Pero, insisto, leemos los evangelios y los entendemos como si hubieran sido escritos para nosotros, y no nos hacemos la pregunta, correcta y necesaria, de qué entendían aquellos para quienes sí fue escrito este relato. Ellos entenderían que el sol, la luna y las estrellas son los falsos imperios, los que parecían que daban seguridad, pero se vienen abajo frente a la llegada del Hijo del Hombre. En este tiempo de adviento hay que levantar la cabeza, porque sabemos que se acerca nuestra liberación. Levantar la cabeza y esperar el momento en que, por fin, nos veamos liberados de nuestras falsas seguridades, de miedos y prejuicios, de lo que con vergüenza arrastramos por la vida en la conciencia.

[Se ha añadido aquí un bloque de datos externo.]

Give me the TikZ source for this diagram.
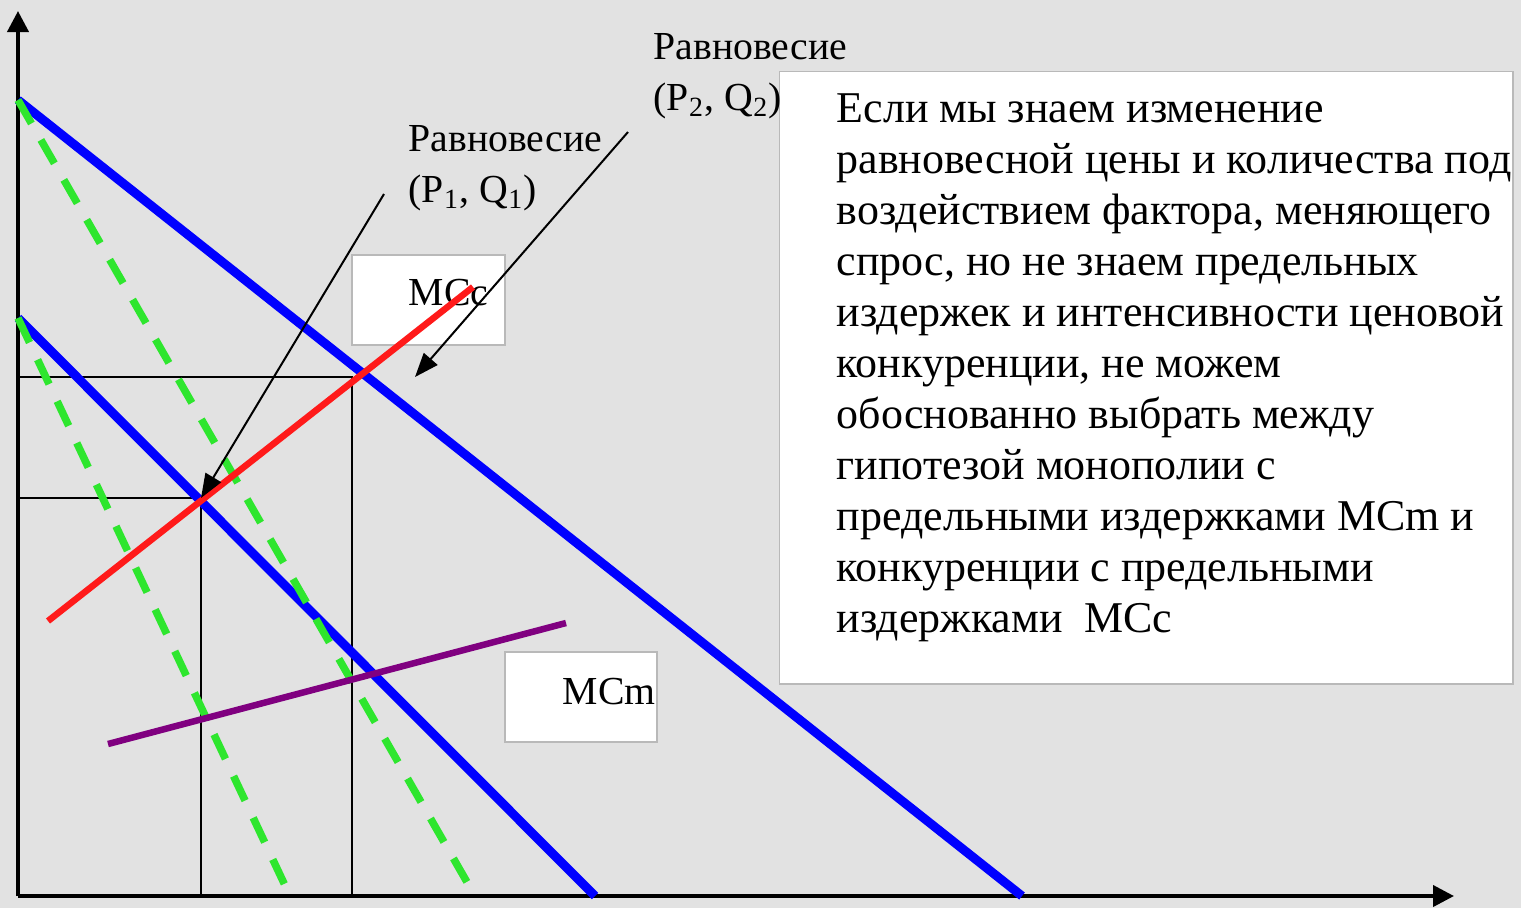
\documentclass[tikz,border=0pt]{standalone}
\usepackage{fontspec}
\setmainfont{Liberation Serif}
\usepackage{tikz}
\usetikzlibrary{arrows.meta}
\definecolor{slidebg}{HTML}{E2E2E2}
\definecolor{demblue}{HTML}{0000FF}
\definecolor{dashgreen}{HTML}{2EE62E}
\definecolor{mccred}{HTML}{FF1A1A}
\definecolor{mcmpurple}{HTML}{800080}
\tikzset{
  axis/.style={draw=black, line width=0.04cm, -{Triangle[length=0.21cm,width=0.21cm]}},
  guide/.style={draw=black, line width=0.02cm},
  dem/.style={draw=demblue, line width=0.09cm},
  dashdem/.style={draw=dashgreen, line width=0.075cm, dash pattern=on 0.27cm off 0.19cm},
  mccline/.style={draw=mccred, line width=0.065cm},
  mcmline/.style={draw=mcmpurple, line width=0.065cm},
  ptr/.style={draw=black, line width=0.02cm, -{Triangle[length=0.24cm,width=0.18cm]}},
  whitebox/.style={fill=white, draw=gray!55, line width=0.4pt, inner sep=0pt},
  lbl/.style={inner sep=0pt, align=left, font=\fontsize{11.3}{14.5}\selectfont},
  note/.style={inner sep=0pt, align=left, font=\fontsize{12.5}{14.5}\selectfont},
}
\begin{document}
\begin{tikzpicture}[x=0.01cm, y=-0.01cm]
\fill[slidebg] (0,0) rectangle (1521,908);
\useasboundingbox (0,0) rectangle (1521,908);

% axes
\coordinate (O) at (18,896);
\coordinate (ytip) at (18,11);
\coordinate (xtip) at (1454,896);
\draw[axis] (O) -- (ytip);
\draw[axis] (O) -- (xtip);

% boxes
\node[whitebox, minimum width=1.53cm, minimum height=0.90cm] (mccbox) at (428.5,300) {};
\node[whitebox, minimum width=1.52cm, minimum height=0.90cm] (mcmbox) at (581,697) {};
\node[whitebox, minimum width=7.33cm, minimum height=6.12cm, anchor=north west] (notebox) at (779,71) {};
\node[lbl, anchor=base west] (mcctext) at (408,305) {MCc};
\node[lbl, anchor=base west] (mcmtext) at (562,704) {MCm};

% equilibrium levels
\coordinate (e1) at (201,498);
\coordinate (e2) at (352,377);
\draw[guide] (18,377) -- (e2) -- (352,896);
\draw[guide] (18,498) -- (e1) -- (201,896);

% demand curves
\draw[dem] (18,100) -- (1022,896);
\draw[dem] (18,318) -- (595,896);
\draw[dashdem] (18,100) -- (475,896);
\draw[dashdem] (18,318) -- (290,896);

% marginal costs
\draw[mccline] (48,621) -- (473,287);
\draw[mcmline] (108,744) -- (566,623);

% labels
\node[lbl, anchor=north west] (eq1) at (408,125) {Равновесие\\(P\textsubscript{1}, Q\textsubscript{1})};
\node[lbl, anchor=north west] (eq2) at (653,33) {Равновесие\\(P\textsubscript{2}, Q\textsubscript{2})};
\coordinate (a1) at (384,194);
\coordinate (a2) at (628,132);
\coordinate (t2) at (415,377);
\draw[ptr] (a1) -- (e1);
\draw[ptr] (a2) -- (t2);

\node[note, anchor=north west] (notetext) at (836,93) {Если мы знаем изменение\\
равновесной цены и количества под\\
воздействием фактора, меняющего\\
спрос, но не знаем предельных\\
издержек и интенсивности ценовой\\
конкуренции, не можем\\
обоснованно выбрать между\\
гипотезой монополии с\\
предельными издержками MCm и\\
конкуренции с предельными\\
издержками\ \ MCc};
\end{tikzpicture}
\end{document}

¿Cómo será esta vida? No lo sabemos. Pero sin duda será mágica, no porque no sea real, sino porque esta realidad es insuficiente para expresar algo que la desborda. Nos queda esperar, como esperan el hombre y la mujer cuando se embarazan; esperar como un día hicieron María y José; tocar el vientre, cantar al pequeño que crece en el seno de la madre, soñar al hijo, su rostro, sus manos, su voz, su infancia, su futuro, su felicidad. Soñar y esperar. Esperar soñando, hasta que la magia de la vida plena, de la misericordia sin límites, de la luz sin ocaso, de la tibieza de esta Luz irrumpan para siempre nuestra historia; hasta la vuelta del Señor, para darle honor y alabanza por los siglos de los siglos.